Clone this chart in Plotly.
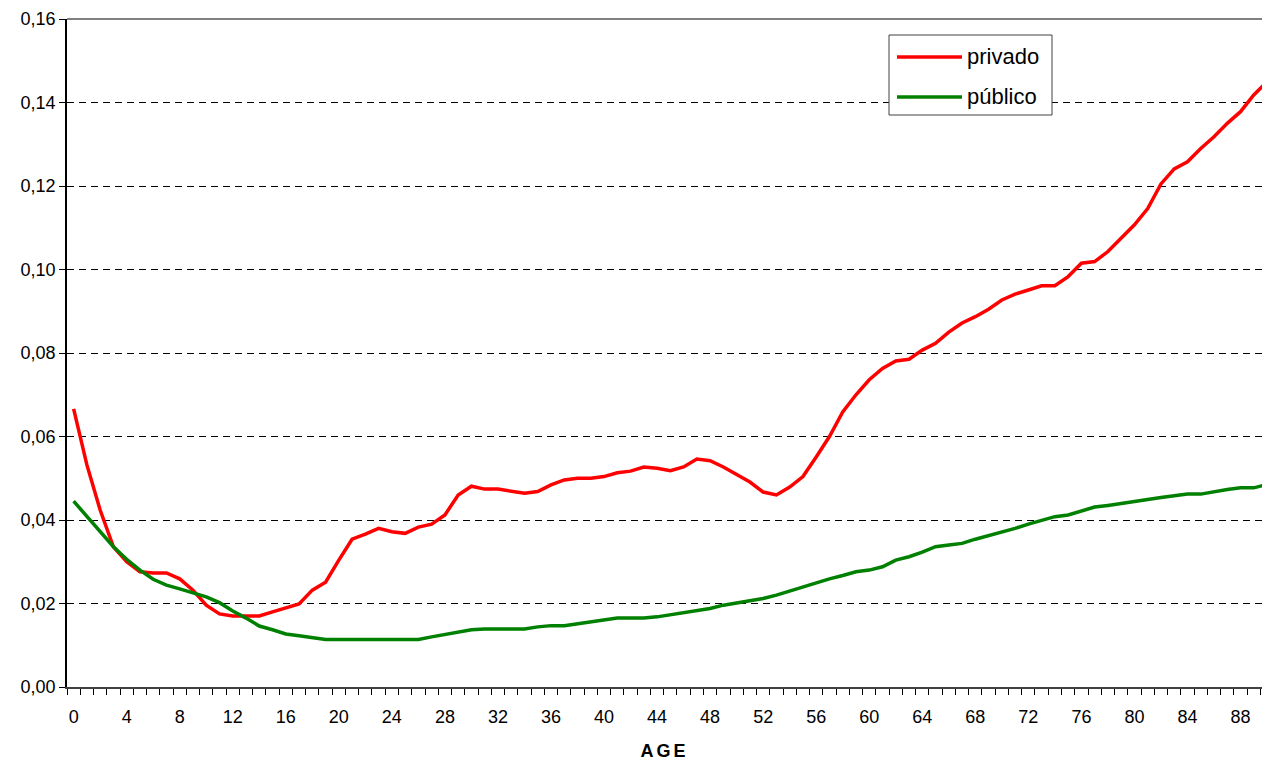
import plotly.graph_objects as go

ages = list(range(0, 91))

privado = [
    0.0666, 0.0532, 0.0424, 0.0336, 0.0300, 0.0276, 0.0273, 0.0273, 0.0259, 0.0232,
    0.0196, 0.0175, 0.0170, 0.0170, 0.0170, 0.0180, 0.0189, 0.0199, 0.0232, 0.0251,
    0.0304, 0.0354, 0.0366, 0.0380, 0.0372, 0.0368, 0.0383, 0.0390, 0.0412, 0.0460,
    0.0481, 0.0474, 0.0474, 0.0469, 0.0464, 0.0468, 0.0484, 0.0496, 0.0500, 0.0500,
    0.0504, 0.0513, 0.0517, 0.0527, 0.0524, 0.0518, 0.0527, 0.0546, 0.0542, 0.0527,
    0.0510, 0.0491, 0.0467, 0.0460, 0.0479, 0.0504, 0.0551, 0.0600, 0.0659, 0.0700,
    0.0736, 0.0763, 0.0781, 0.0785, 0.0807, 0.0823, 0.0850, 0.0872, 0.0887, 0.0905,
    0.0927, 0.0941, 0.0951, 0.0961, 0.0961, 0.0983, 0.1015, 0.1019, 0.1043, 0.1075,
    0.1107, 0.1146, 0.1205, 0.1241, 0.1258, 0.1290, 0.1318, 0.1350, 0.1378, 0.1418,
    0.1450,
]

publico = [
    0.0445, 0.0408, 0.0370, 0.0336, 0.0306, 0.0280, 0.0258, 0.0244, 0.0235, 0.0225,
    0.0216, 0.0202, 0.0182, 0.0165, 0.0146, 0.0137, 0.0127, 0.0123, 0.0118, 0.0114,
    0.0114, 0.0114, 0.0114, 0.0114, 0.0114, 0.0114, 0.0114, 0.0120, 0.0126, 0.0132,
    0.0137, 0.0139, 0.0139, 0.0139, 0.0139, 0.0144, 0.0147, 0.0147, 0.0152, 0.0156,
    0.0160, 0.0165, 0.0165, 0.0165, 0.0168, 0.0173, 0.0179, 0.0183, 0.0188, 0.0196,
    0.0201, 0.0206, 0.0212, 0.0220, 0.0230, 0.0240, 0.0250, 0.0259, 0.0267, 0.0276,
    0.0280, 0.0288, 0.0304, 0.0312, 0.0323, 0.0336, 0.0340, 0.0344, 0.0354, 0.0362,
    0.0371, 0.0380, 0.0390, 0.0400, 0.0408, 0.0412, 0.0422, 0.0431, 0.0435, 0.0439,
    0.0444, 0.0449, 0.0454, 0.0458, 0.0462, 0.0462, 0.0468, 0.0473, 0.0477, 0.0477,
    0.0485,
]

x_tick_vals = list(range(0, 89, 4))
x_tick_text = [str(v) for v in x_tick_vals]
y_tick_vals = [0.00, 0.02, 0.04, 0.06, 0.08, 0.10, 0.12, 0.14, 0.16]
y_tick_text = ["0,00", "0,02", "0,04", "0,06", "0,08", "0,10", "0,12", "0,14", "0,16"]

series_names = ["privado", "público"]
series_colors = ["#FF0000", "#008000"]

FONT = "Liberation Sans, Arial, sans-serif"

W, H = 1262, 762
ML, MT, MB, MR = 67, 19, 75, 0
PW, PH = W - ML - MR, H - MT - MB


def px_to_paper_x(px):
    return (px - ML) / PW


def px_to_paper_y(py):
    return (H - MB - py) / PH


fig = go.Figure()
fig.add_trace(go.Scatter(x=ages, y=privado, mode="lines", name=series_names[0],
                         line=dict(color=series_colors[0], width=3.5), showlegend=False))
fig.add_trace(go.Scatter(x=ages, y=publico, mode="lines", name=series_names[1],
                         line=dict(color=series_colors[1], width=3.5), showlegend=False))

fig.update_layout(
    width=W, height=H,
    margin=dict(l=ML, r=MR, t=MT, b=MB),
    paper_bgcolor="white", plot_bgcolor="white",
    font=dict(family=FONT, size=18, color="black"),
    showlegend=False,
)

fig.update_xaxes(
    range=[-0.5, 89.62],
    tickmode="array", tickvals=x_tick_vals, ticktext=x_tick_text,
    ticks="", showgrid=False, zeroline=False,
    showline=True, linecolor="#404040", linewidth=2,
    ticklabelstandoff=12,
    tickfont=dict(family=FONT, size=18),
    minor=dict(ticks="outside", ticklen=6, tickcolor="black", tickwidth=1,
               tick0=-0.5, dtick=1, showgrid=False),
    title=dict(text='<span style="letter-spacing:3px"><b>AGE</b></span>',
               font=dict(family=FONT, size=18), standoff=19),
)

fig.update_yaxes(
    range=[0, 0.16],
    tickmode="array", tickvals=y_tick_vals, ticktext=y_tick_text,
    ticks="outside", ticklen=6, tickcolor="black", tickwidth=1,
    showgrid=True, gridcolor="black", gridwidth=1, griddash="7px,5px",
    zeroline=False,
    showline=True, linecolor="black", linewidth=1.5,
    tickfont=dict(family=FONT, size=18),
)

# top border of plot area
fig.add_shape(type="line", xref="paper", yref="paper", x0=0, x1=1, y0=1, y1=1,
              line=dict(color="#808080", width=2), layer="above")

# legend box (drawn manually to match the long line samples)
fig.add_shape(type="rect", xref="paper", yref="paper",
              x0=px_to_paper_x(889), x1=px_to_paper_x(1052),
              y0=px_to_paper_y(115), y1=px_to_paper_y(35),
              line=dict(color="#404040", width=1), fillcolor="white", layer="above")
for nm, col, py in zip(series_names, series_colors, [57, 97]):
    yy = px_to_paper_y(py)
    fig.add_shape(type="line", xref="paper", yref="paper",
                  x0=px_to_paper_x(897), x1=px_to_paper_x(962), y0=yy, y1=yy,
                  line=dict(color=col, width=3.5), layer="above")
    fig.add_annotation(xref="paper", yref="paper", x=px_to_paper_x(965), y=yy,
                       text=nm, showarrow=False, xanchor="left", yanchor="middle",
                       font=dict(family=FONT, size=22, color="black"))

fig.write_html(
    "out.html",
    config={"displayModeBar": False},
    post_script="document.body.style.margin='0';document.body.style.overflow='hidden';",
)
◇ ◇ ◇ ◇ ◇ ◇ ◇
GIVEN INSTRUCTION
Output a faithful copy of the data, with each picture left out.

ANSWER IN FULL
Clone this chart in Plotly.
import plotly.graph_objects as go

ages = list(range(0, 91))

privado = [
    0.0666, 0.0532, 0.0424, 0.0336, 0.0300, 0.0276, 0.0273, 0.0273, 0.0259, 0.0232,
    0.0196, 0.0175, 0.0170, 0.0170, 0.0170, 0.0180, 0.0189, 0.0199, 0.0232, 0.0251,
    0.0304, 0.0354, 0.0366, 0.0380, 0.0372, 0.0368, 0.0383, 0.0390, 0.0412, 0.0460,
    0.0481, 0.0474, 0.0474, 0.0469, 0.0464, 0.0468, 0.0484, 0.0496, 0.0500, 0.0500,
    0.0504, 0.0513, 0.0517, 0.0527, 0.0524, 0.0518, 0.0527, 0.0546, 0.0542, 0.0527,
    0.0510, 0.0491, 0.0467, 0.0460, 0.0479, 0.0504, 0.0551, 0.0600, 0.0659, 0.0700,
    0.0736, 0.0763, 0.0781, 0.0785, 0.0807, 0.0823, 0.0850, 0.0872, 0.0887, 0.0905,
    0.0927, 0.0941, 0.0951, 0.0961, 0.0961, 0.0983, 0.1015, 0.1019, 0.1043, 0.1075,
    0.1107, 0.1146, 0.1205, 0.1241, 0.1258, 0.1290, 0.1318, 0.1350, 0.1378, 0.1418,
    0.1450,
]

publico = [
    0.0445, 0.0408, 0.0370, 0.0336, 0.0306, 0.0280, 0.0258, 0.0244, 0.0235, 0.0225,
    0.0216, 0.0202, 0.0182, 0.0165, 0.0146, 0.0137, 0.0127, 0.0123, 0.0118, 0.0114,
    0.0114, 0.0114, 0.0114, 0.0114, 0.0114, 0.0114, 0.0114, 0.0120, 0.0126, 0.0132,
    0.0137, 0.0139, 0.0139, 0.0139, 0.0139, 0.0144, 0.0147, 0.0147, 0.0152, 0.0156,
    0.0160, 0.0165, 0.0165, 0.0165, 0.0168, 0.0173, 0.0179, 0.0183, 0.0188, 0.0196,
    0.0201, 0.0206, 0.0212, 0.0220, 0.0230, 0.0240, 0.0250, 0.0259, 0.0267, 0.0276,
    0.0280, 0.0288, 0.0304, 0.0312, 0.0323, 0.0336, 0.0340, 0.0344, 0.0354, 0.0362,
    0.0371, 0.0380, 0.0390, 0.0400, 0.0408, 0.0412, 0.0422, 0.0431, 0.0435, 0.0439,
    0.0444, 0.0449, 0.0454, 0.0458, 0.0462, 0.0462, 0.0468, 0.0473, 0.0477, 0.0477,
    0.0485,
]

x_tick_vals = list(range(0, 89, 4))
x_tick_text = [str(v) for v in x_tick_vals]
y_tick_vals = [0.00, 0.02, 0.04, 0.06, 0.08, 0.10, 0.12, 0.14, 0.16]
y_tick_text = ["0,00", "0,02", "0,04", "0,06", "0,08", "0,10", "0,12", "0,14", "0,16"]

series_names = ["privado", "público"]
series_colors = ["#FF0000", "#008000"]

FONT = "Liberation Sans, Arial, sans-serif"

W, H = 1262, 762
ML, MT, MB, MR = 67, 19, 75, 0
PW, PH = W - ML - MR, H - MT - MB


def px_to_paper_x(px):
    return (px - ML) / PW


def px_to_paper_y(py):
    return (H - MB - py) / PH


fig = go.Figure()
fig.add_trace(go.Scatter(x=ages, y=privado, mode="lines", name=series_names[0],
                         line=dict(color=series_colors[0], width=3.5), showlegend=False))
fig.add_trace(go.Scatter(x=ages, y=publico, mode="lines", name=series_names[1],
                         line=dict(color=series_colors[1], width=3.5), showlegend=False))

fig.update_layout(
    width=W, height=H,
    margin=dict(l=ML, r=MR, t=MT, b=MB),
    paper_bgcolor="white", plot_bgcolor="white",
    font=dict(family=FONT, size=18, color="black"),
    showlegend=False,
)

fig.update_xaxes(
    range=[-0.5, 89.62],
    tickmode="array", tickvals=x_tick_vals, ticktext=x_tick_text,
    ticks="", showgrid=False, zeroline=False,
    showline=True, linecolor="#404040", linewidth=2,
    ticklabelstandoff=12,
    tickfont=dict(family=FONT, size=18),
    minor=dict(ticks="outside", ticklen=6, tickcolor="black", tickwidth=1,
               tick0=-0.5, dtick=1, showgrid=False),
    title=dict(text='<span style="letter-spacing:3px"><b>AGE</b></span>',
               font=dict(family=FONT, size=18), standoff=19),
)

fig.update_yaxes(
    range=[0, 0.16],
    tickmode="array", tickvals=y_tick_vals, ticktext=y_tick_text,
    ticks="outside", ticklen=6, tickcolor="black", tickwidth=1,
    showgrid=True, gridcolor="black", gridwidth=1, griddash="7px,5px",
    zeroline=False,
    showline=True, linecolor="black", linewidth=1.5,
    tickfont=dict(family=FONT, size=18),
)

# top border of plot area
fig.add_shape(type="line", xref="paper", yref="paper", x0=0, x1=1, y0=1, y1=1,
              line=dict(color="#808080", width=2), layer="above")

# legend box (drawn manually to match the long line samples)
fig.add_shape(type="rect", xref="paper", yref="paper",
              x0=px_to_paper_x(889), x1=px_to_paper_x(1052),
              y0=px_to_paper_y(115), y1=px_to_paper_y(35),
              line=dict(color="#404040", width=1), fillcolor="white", layer="above")
for nm, col, py in zip(series_names, series_colors, [57, 97]):
    yy = px_to_paper_y(py)
    fig.add_shape(type="line", xref="paper", yref="paper",
                  x0=px_to_paper_x(897), x1=px_to_paper_x(962), y0=yy, y1=yy,
                  line=dict(color=col, width=3.5), layer="above")
    fig.add_annotation(xref="paper", yref="paper", x=px_to_paper_x(965), y=yy,
                       text=nm, showarrow=False, xanchor="left", yanchor="middle",
                       font=dict(family=FONT, size=22, color="black"))

fig.write_html(
    "out.html",
    config={"displayModeBar": False},
    post_script="document.body.style.margin='0';document.body.style.overflow='hidden';",
)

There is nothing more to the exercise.